Con el pasar de los días Íñigo experimentó el aburrimiento y el agobio, y pidió libros de caballería para su lectura. Al no haber de ese tipo, su cuñada le entregó dos textos que sí estaban accesibles: un Vita Christi y un libro con la vida de los Santos en romance [Cfr. Au 5b]. A medida que leía, fue activando lentamente su mundo interior que lo llevó a replantearse su vida y sus opciones. Es por ello que creemos que “la lectura de los libros piadosos supuso para Ignacio la apertura hacia otros modos de ser y de estar en el mundo. Fueron para él la primera puerta de acceso al Misterio. Creo que fue la anécdota más revolucionaria que le aconteció a lo largo de su vida. Todo lo demás fue un libre asentimiento al proceso interno que a partir de la lectura se fue desplegando. Observar y responder fue su primera responsabilidad” (García De Castro, J., “La Mística de Ignacio: cultura y costumbre”: Manresa 76 (2004), 338). Este proceso resultó determinante en su nuevo modo de estar en el mundo. Ribadeneyra —jesuita de la primera generación— sostenía al respecto que en ese momento “solamente comenzó a gustar, más también á trocársele el corazón, y á querer imitar y obrar lo que leía” [MRib; Vida 23].

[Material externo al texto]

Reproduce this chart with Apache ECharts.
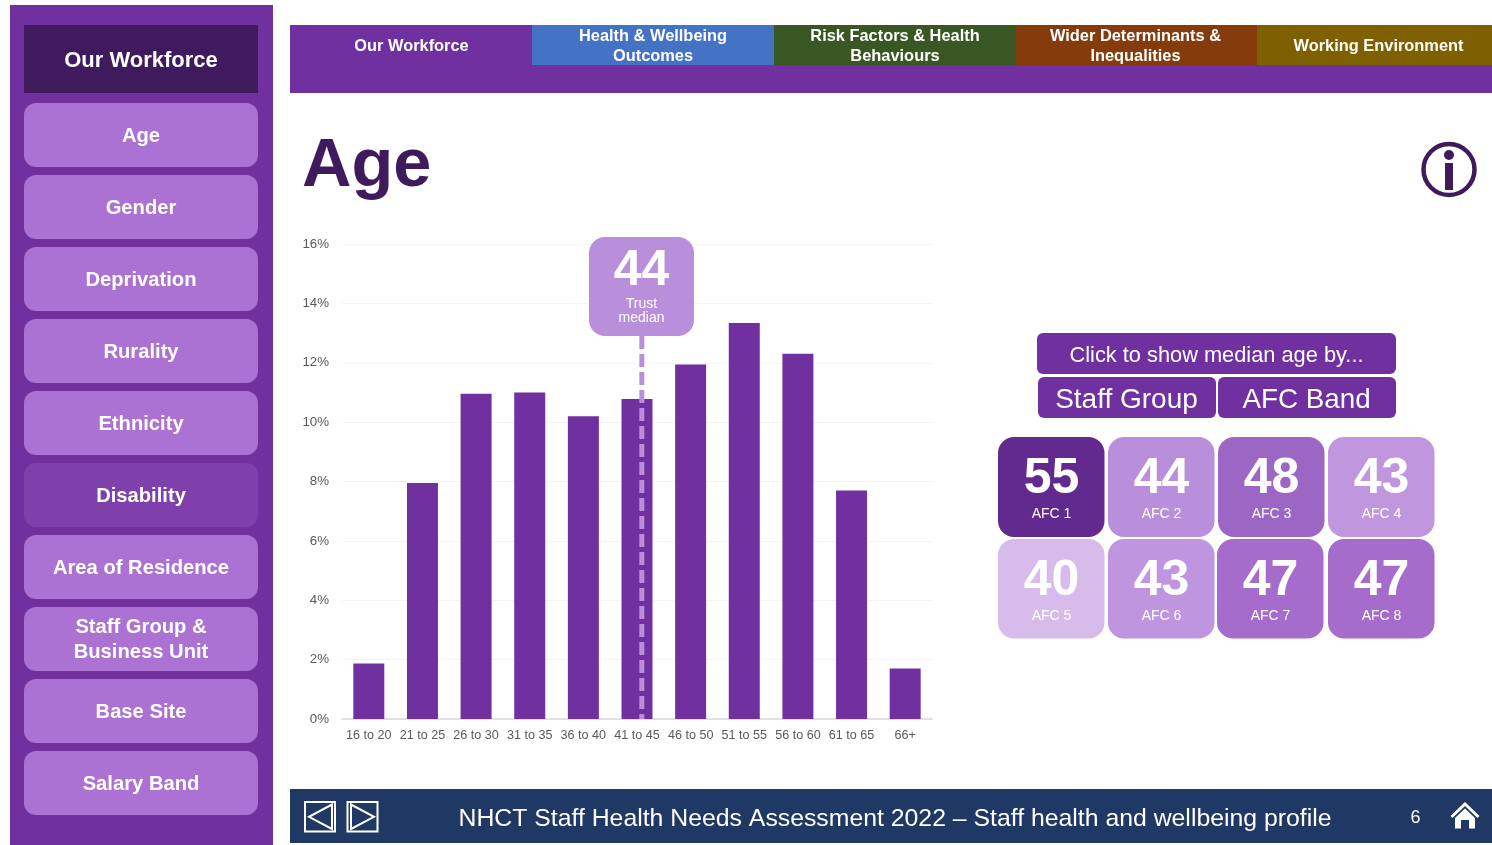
<!DOCTYPE html>
<html>
<head>
<meta charset="utf-8">
<title>Age</title>
<script src="https://cdn.jsdelivr.net/npm/echarts@6/dist/echarts.min.js"></script>
<style>
  html, body { margin: 0; padding: 0; background: #fff; }
  #chart { width: 1492px; height: 845px; }
</style>
</head>
<body>
<div id="chart"></div>
<script>
// chart data
const ageBands = ['16 to 20', '21 to 25', '26 to 30', '31 to 35', '36 to 40', '41 to 45', '46 to 50', '51 to 55', '56 to 60', '61 to 65', '66+'];
const agePercent = [1.87, 7.95, 10.96, 11.0, 10.2, 10.78, 11.94, 13.34, 12.3, 7.7, 1.7];
const trustMedian = 44;
const afcBands = ['AFC 1', 'AFC 2', 'AFC 3', 'AFC 4', 'AFC 5', 'AFC 6', 'AFC 7', 'AFC 8'];
const afcMedians = [55, 44, 48, 43, 40, 43, 47, 47];

// page text
const sideItems = ['Age', 'Gender', 'Deprivation', 'Rurality', 'Ethnicity', 'Disability', 'Area of Residence', 'Staff Group &\nBusiness Unit', 'Base Site', 'Salary Band'];
const tabLabels = ['Our Workforce', 'Health & Wellbeing\nOutcomes', 'Risk Factors & Health\nBehaviours', 'Wider Determinants &\nInequalities', 'Working Environment'];
const footerText = 'NHCT Staff Health Needs Assessment 2022 \u2013 Staff health and wellbeing profile';

// layout and colours
const PURPLE = '#7030a0', DARK = '#3f1b5e', LIGHT = '#ab72d4', NAVY = '#1f3864', FONT = '"Liberation Sans", Arial, sans-serif';
const sideTops = [103, 175, 247, 319, 391, 463, 535, 607, 679, 751];
const tabEdges = [290, 532, 774, 1016, 1257, 1492];
const tabTextX = [411.5, 653, 895, 1135.5, 1378.5];
const tabColors = [PURPLE, '#4472c4', '#385723', '#843c0c', '#7f6000'];
const tileX = [[998, 1108, 1218, 1328], [998, 1108, 1217, 1328]];
const tileColors = ['#622a8e', '#b98edb', '#9c66c4', '#c096df', '#d6bbeb', '#be95de', '#a56ccb', '#a56ccb'];

function box(x, y, w, h, fill, r) {
  return { type: 'rect', shape: { x, y, width: w, height: h, r: r || 0 }, style: { fill } };
}
function label(x, y, text, size, weight, extra) {
  return {
    type: 'text', x, y, z: 5,
    style: Object.assign({ text, fill: '#fff', font: (weight || 'normal') + ' ' + size + 'px ' + FONT, align: 'center', verticalAlign: 'middle', lineHeight: size * 1.2 }, extra || {})
  };
}

const g = [];

// left menu
g.push(box(10, 5, 263, 840, PURPLE));
g.push(box(24, 25, 234, 68, DARK));
g.push(label(141, 60.5, 'Our Workforce', 22, 'bold'));
sideItems.forEach((t, i) => {
  g.push(box(24, sideTops[i], 234, 64, t === 'Disability' ? '#8040ab' : LIGHT, 12));
  g.push(label(141, sideTops[i] + 33, t, 20.2, 'bold', { lineHeight: 25 }));
});

// top tabs
g.push(box(290, 25, 1202, 68, PURPLE));
tabLabels.forEach((t, i) => {
  const w = tabEdges[i + 1] - tabEdges[i];
  g.push(box(tabEdges[i], 25, w, 40, tabColors[i]));
  g.push(label(tabTextX[i], 46, t, 16.4, 'bold', { lineHeight: 20 }));
});

// title and info icon
g.push(label(302, 167, 'Age', 68.5, 'bold', { fill: DARK, align: 'left' }));
g.push({ type: 'circle', shape: { cx: 1449, cy: 169.5, r: 25.5 }, style: { fill: '#fff', stroke: DARK, lineWidth: 4.5 } });
g.push({ type: 'circle', shape: { cx: 1449, cy: 155, r: 5 }, style: { fill: DARK } });
g.push(box(1445, 163, 8, 27, DARK));

// median callout, sits on top of the dashed line
g.push(Object.assign(box(589, 237, 105, 99, '#b98edb', 16), { z: 4 }));
g.push(label(641.5, 271, String(trustMedian), 50, 'bold'));
g.push(label(641.5, 311, 'Trust\nmedian', 14, 'normal', { lineHeight: 14 }));

// median age buttons
g.push(box(1037, 333, 359, 41, PURPLE, 6));
g.push(label(1216.5, 356, 'Click to show median age by...', 21.8));
g.push(box(1038, 377, 178, 41, PURPLE, 6));
g.push(label(1126.5, 400, 'Staff Group', 28));
g.push(box(1218, 377, 178, 41, PURPLE, 6));
g.push(label(1306.5, 400, 'AFC Band', 27.8));

// AFC tiles
afcBands.forEach((band, i) => {
  const row = i < 4 ? 0 : 1;
  const x = tileX[row][i % 4];
  const y = row ? 539 : 437;
  g.push(box(x, y, 106.5, row ? 99.5 : 100, tileColors[i], 16));
  g.push(label(x + 53.5, y + 42, String(afcMedians[i]), 50, 'bold'));
  g.push(label(x + 53.5, y + 77, band, 14));
});

// footer
g.push(box(290, 789, 1202, 54, NAVY));
g.push(label(895, 819, footerText, 24.8));
g.push(label(1415.5, 818.5, '6', 18));
g.push({ type: 'rect', shape: { x: 305, y: 802, width: 30, height: 29.5 }, style: { fill: 'none', stroke: '#fff', lineWidth: 2 } });
g.push({ type: 'polygon', shape: { points: [[332, 804.5], [332, 829], [309, 816.8]] }, style: { fill: 'none', stroke: '#fff', lineWidth: 2 } });
g.push({ type: 'rect', shape: { x: 347.5, y: 802, width: 30, height: 29.5 }, style: { fill: 'none', stroke: '#fff', lineWidth: 2 } });
g.push({ type: 'polygon', shape: { points: [[351, 804.5], [351, 829], [374, 816.8]] }, style: { fill: 'none', stroke: '#fff', lineWidth: 2 } });
// home icon
g.push({ type: 'polyline', shape: { points: [[1451.5, 817], [1465, 804], [1478.5, 817]] }, style: { fill: 'none', stroke: '#fff', lineWidth: 3 } });
g.push({ type: 'polygon', shape: { points: [[1465, 808.5], [1475, 818], [1475, 828.5], [1469, 828.5], [1469, 820], [1461, 820], [1461, 828.5], [1455, 828.5], [1455, 818]] }, style: { fill: '#fff' } });

const chart = echarts.init(document.getElementById('chart'));
chart.setOption({
  animation: false,
  backgroundColor: '#fff',
  grid: { left: 342, right: 560, top: 244, bottom: 126 },
  xAxis: [
    {
      type: 'category',
      data: ageBands,
      axisTick: { show: false },
      axisLine: { lineStyle: { color: '#d9d9d9', width: 1.5 } },
      axisLabel: { color: '#595959', fontSize: 12.6, fontFamily: FONT, margin: 10, interval: 0 }
    },
    // age scale for the median line, each band starts at its lower age
    { type: 'value', min: 16, max: 71.1, show: false }
  ],
  yAxis: {
    type: 'value',
    min: 0,
    max: 16,
    interval: 2,
    axisLine: { show: false },
    axisTick: { show: false },
    axisLabel: { color: '#595959', fontSize: 13.3, fontFamily: FONT, margin: 13, formatter: '{value}%' },
    splitLine: { lineStyle: { color: '#f4f4f4', width: 1 } }
  },
  series: [
    {
      type: 'bar',
      data: agePercent,
      barWidth: 31,
      itemStyle: { color: PURPLE }
    },
    {
      type: 'line',
      xAxisIndex: 1,
      z: 3,
      symbol: 'none',
      data: [[trustMedian, 12.9], [trustMedian, 0]],
      lineStyle: { color: '#b98edb', width: 5, type: [13, 5] }
    }
  ],
  graphic: g
});
</script>
</body>
</html>
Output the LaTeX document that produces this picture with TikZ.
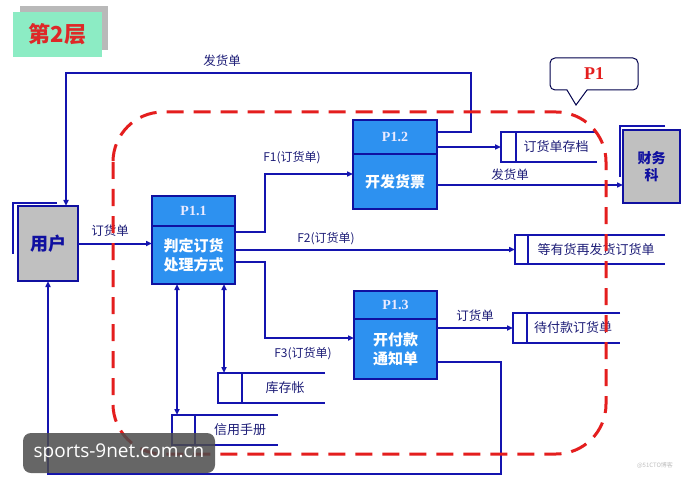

A la hora de hablar del inicio de la conversión de Íñigo, tenemos que tener presentes sus vivencias, tanto en Pamplona como en Loyola, pero es necesario dejar claro que el momento determinante de su proceso de conversión se dio con la lectura y meditación de los libros antes mencionados. Porque fue entonces cuando, paulatinamente, empezó a sentir un profundo deseo de cambiar de vida. Todo indica que, en una primera instancia, seguía muy centrado en sí mismo, porque sus motivaciones caballerescas las encauzó a acciones y objetos devotos y píos, como imitar a los santos para superarlos. Con todo, ahí se encuentra un nuevo comienzo en su vida. Con el tiempo, principalmente en Manresa en el año 1522, continuará purificando sus intenciones y entendiendo a cabalidad qué significaba ser un apóstol de Jesucristo. Desde esta última afirmación podemos asegurar que su conversión más profunda no se dio en un solo momento, sino a lo largo de toda su vida. Pero Íñigo reconoce la importancia de este tiempo, porque comenzó a dejar de “ser un hombre dado a las vanidades del mundo con un grande y vano deseo de ganar honra” [Cfr. Au 1] para convertirse, lentamente, en un peregrino de la voluntad de Dios.
En 2021 conmemoraremos, como Compañía de Jesús y familia ignaciana, los 500 años del inicio de la conversión de San Ignacio de Loyola. Este puede ser un momento único, personal y comunitario, para mirar nuestra historia de fe y volver al primer amor que inspiró nuestro seguimiento de Jesús. Tiempo que puede ser propicio para continuar purificando nuestras intenciones más profundas para que solo Dios sea nuestra esperanza. A la hora de concluir esta breve narración —sobre todo en este contexto jubilar que se inicia prontamente— quisiera pedir la gracia de renovar nuestro seguimiento a Nuestro Rey Eternal en mayor pobreza que riqueza; oprobio que honor mundano; humildad contra la soberbia [Cfr. Ej 146]… y todo esto para la mayor gloria de Dios y ayuda de las almas.